“Emancipation”: uma (tripla) declaração de independência
Texto: NUNO GALOPIM
Apesar de haver ainda um disco entregue à editora que antes o representava (e que seria só editado uns anos depois), a edição da banda sonora de Girl 6 e do álbum de estúdio Chaos & Disorder assinalou, em 1996, o momento da concretização da separação de caminhos entre Prince e a Warner após 18 anos de vida conjunta. Mas, mais do que esses dois discos que representavam parte do cumprimento das obrigações determinadas nas negociações que conduziram à separação, coube a um novo álbum de estúdio a afirmação de que, agora, o seu caminho estava nas suas mãos. E Prince não o fez por menos, lançando (ainda em 1996) um álbum triplo, concretizando assim o desejo outrora manifestado quando quisera editar Crystal Ball na segunda metade dos anos 80, projeto que recebera então um não da editora. Chamando muito sugestivamente Emancipation ao novo disco, apresentava então um corpo conjunto de 36 canções, que correspondiam a três horas de música gravada fazendo deste o álbum de estúdio mais longo da história.

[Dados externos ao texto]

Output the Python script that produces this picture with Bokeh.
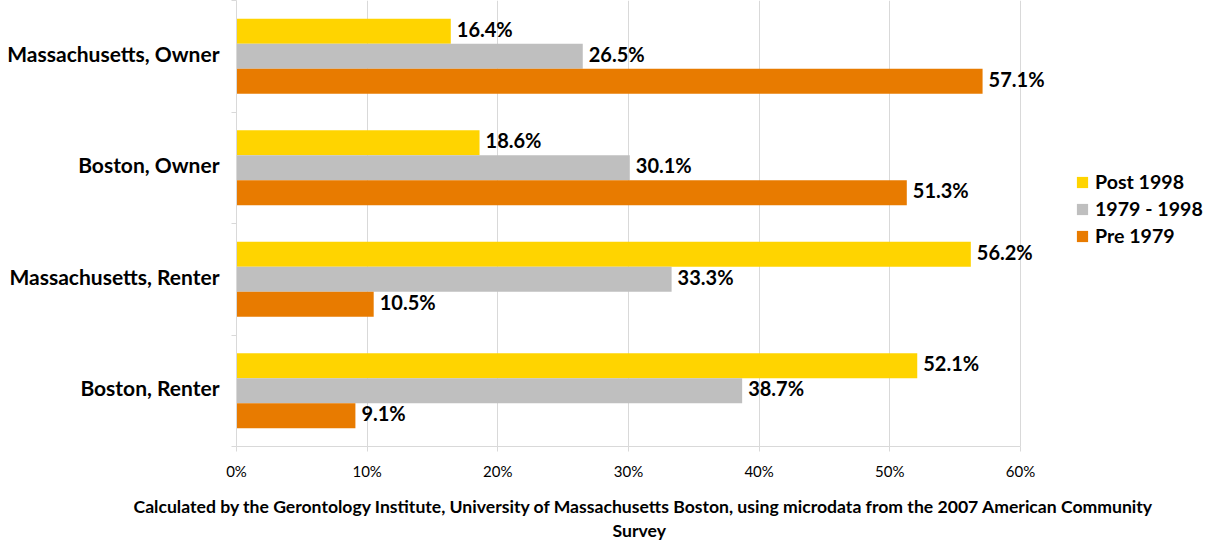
from bokeh.plotting import figure
from bokeh.models import (ColumnDataSource, LabelSet, Legend, LegendItem, FixedTicker,
                          Range1d, Title)
from bokeh.core.properties import value
from bokeh.embed import file_html
from bokeh.resources import INLINE

categories = ["Massachusetts, Owner", "Boston, Owner", "Massachusetts, Renter", "Boston, Renter"]
series_names = ["Post 1998", "1979 - 1998", "Pre 1979"]
post_1998 = [16.4, 18.6, 56.2, 52.1]
y1979_1998 = [26.5, 30.1, 33.3, 38.7]
pre_1979 = [57.1, 51.3, 10.5, 9.1]
x_ticks = [0, 10, 20, 30, 40, 50, 60]
x_tick_labels = ["0%", "10%", "20%", "30%", "40%", "50%", "60%"]
colors = ["#FFD400", "#BFBFBF", "#E87B00"]
caption1 = "Calculated by the Gerontology Institute, University of Massachusetts Boston, using microdata from the 2007 American Community"
caption2 = "Survey"

FONT = "Lato"
n = len(categories)
centers = [n - i - 0.5 for i in range(n)]
bar_h = 0.224
offsets = [bar_h, 0.0, -bar_h]
label_nudge = 0.027  # small visual alignment of category labels

p = figure(width=1211, height=544, output_backend="svg", toolbar_location=None,
           x_range=Range1d(0, 74.62), y_range=Range1d(0, 4),
           min_border_left=236, min_border_right=0, min_border_top=0, min_border_bottom=98)
p.outline_line_color = None
p.background_fill_color = "white"

items = []
for s, vals, col, off in zip(series_names, [post_1998, y1979_1998, pre_1979], colors, offsets):
    src = ColumnDataSource(dict(y=[c + off for c in centers], v=vals,
                                lab=["%.1f%%" % v for v in vals]))
    r = p.hbar(y="y", left=0, right="v", height=bar_h, source=src, fill_color=col, line_color=None)
    items.append(LegendItem(label=s, renderers=[r]))
    p.add_layout(LabelSet(x="v", y="y", text="lab", source=src, x_offset=6, y_offset=2.5,
                          text_baseline="middle",
                          text_font=value(FONT), text_font_style="bold", text_font_size="20px",
                          text_color="black"))

# x axis
p.xaxis.ticker = FixedTicker(ticks=x_ticks)
p.xaxis.bounds = (0, 60)
p.xaxis.major_label_overrides = {t: l for t, l in zip(x_ticks, x_tick_labels)}
p.xaxis.major_label_text_font = FONT
p.xaxis.major_label_text_font_size = "15px"
p.xaxis.major_label_text_color = "black"
p.xaxis.major_label_standoff = 10
p.xaxis.axis_line_color = "#D9D9D9"
p.xaxis.major_tick_line_color = "#D9D9D9"
p.xaxis.major_tick_out = 5
p.xaxis.major_tick_in = 0
p.xaxis.minor_tick_out = 0
p.xaxis.minor_tick_line_color = None
p.xaxis.axis_label = " "
p.xaxis.axis_label_text_font = FONT
p.xaxis.axis_label_text_font_size = "4px"
p.xaxis.axis_label_standoff = 3

# y axis
label_ticks = [c + label_nudge for c in centers]
p.yaxis.ticker = FixedTicker(ticks=label_ticks, minor_ticks=[0, 1, 2, 3, 4])
p.yaxis.major_label_overrides = {t: cat for t, cat in zip(label_ticks, categories)}
p.yaxis.major_label_text_font = FONT
p.yaxis.major_label_text_font_style = "bold"
p.yaxis.major_label_text_font_size = "21px"
p.yaxis.major_label_text_color = "black"
p.yaxis.major_label_standoff = 12
p.yaxis.axis_line_color = "#D9D9D9"
p.yaxis.major_tick_line_color = None
p.yaxis.major_tick_out = 0
p.yaxis.major_tick_in = 0
p.yaxis.minor_tick_line_color = "#D9D9D9"
p.yaxis.minor_tick_out = 5
p.yaxis.minor_tick_in = 0

p.xgrid.grid_line_color = "#D9D9D9"
p.xgrid.bounds = (0, 60)
p.xgrid.ticker = FixedTicker(ticks=x_ticks)
p.ygrid.grid_line_color = None

legend = Legend(items=items, location=(839, 199), orientation="vertical",
                label_text_font=FONT, label_text_font_style="bold", label_text_font_size="19.6px",
                label_text_color="black", glyph_width=14, glyph_height=14, label_height=21,
                spacing=4, padding=0, margin=0, border_line_color=None,
                background_fill_alpha=0, label_standoff=6)
p.add_layout(legend, "center")

for txt, off, so in [(caption1, -103, 0), (caption2, 376, 2)]:
    t = Title(text=txt, align="left", text_font=FONT, text_font_style="bold",
              text_font_size="17.6px", text_color="black", offset=off, standoff=so)
    p.add_layout(t, "below")

open("out.html", "w").write(file_html(p, INLINE))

De difícil digestão imediata, o álbum na verdade apresenta uma estrutura arrumada temática e esteticamente. O CD 1 guarda as peças mais la linha central das vivências pop (e seus diálogos) que há muito definiam um dos trilhos principais da obra de Prince, não surpreendendo que o single de apresentação, Betcha By Golly Wow (versão de um original de 1972 dos Stylistics) tenha sido extraído deste disco que abre o alinhamento. O CD2 é um ciclo de cações criadas como expressão do momento de felicidade que Prince passava após o seu casamento com Mayte Garcia (ocorrido em fevereiro desse ano) e do facto de estarem a esperar um filho (que morreria contudo pouco antes do lançamento do álbum, mas cuja batida cardíaca fora gravada numa consulta e usada em Sex in The Summer, que abre o segundo disco). Apesar das características eminentemente pop, a canção The Holy River, que foi o segundo single extraído do álbum, foi arrumada no CD2 mais pelas suas características temáticas do que pelas formas musicais a que recorre. Já o CD3 é um verdadeiro festim dançante, dominado pelo funk e por uma inesperada incursão de Prince pelos territórios da house.
Emancipation é um disco de grande fôlego e um dos melhores que Prince lançou nos anos 90, não repetindo contudo (como nenhum dos seus discos desta década), o patamar dos álbuns editados entre 1989 e 1987. A sua identidade como obra conceptual não significou um afunilamento das opções estéticas, conseguindo o disco ser até um dos mais estilisticamente diversificados da obra de Prince, caminhando desde os ambientes jazzy de Courtin’ Time (que bem que podia ter sido um single) ao flirt eletro em New World ou o hip hop em Da Da Da.
Outra das características mais interessantes de um álbum pensado com vistas largas é a abertura do alinhamento a diversas versões surgindo, além do single com a canção dos Stylistics, leituras de Prince para temas como La La La Means I Love You dos Delfonics, I Can’t Make You Love Me de Bonnie Riatt, What Can I Do de Ice Cube, ou One Of Us, que foi êxito global por Joane Osburne. E depois, há uma discreta, mas assinalável, presença de Kate Bush em My Computer.
Lançado numa festa em Paisley Park que convocou media e editores de todo o mundo (com uma atuação ao vivo transmitida em direto para a MTV), o álbum assinalou o inicio de uma nova forma de trabalhar os lançamentos de discos que Prince tomou por norma daí em diante. Neste novo quadro de negócio caberia a ele os custos de gravação e da criação dos materiais promocionais cabendo à editora com a qual chegasse a acordo para cada novo disco a tarefa de assegurar a distribuição do disco nos vários territórios. Aclamado pela crítica e conseguindo vendas assinaláveis (embora sem replicar as de sucessos anteriores), Emancipation, que foi editado ainda sob o nome 0{->, não podia ter dado a Prince melhor estreia para esta nova etapa da sua carreira discográfica.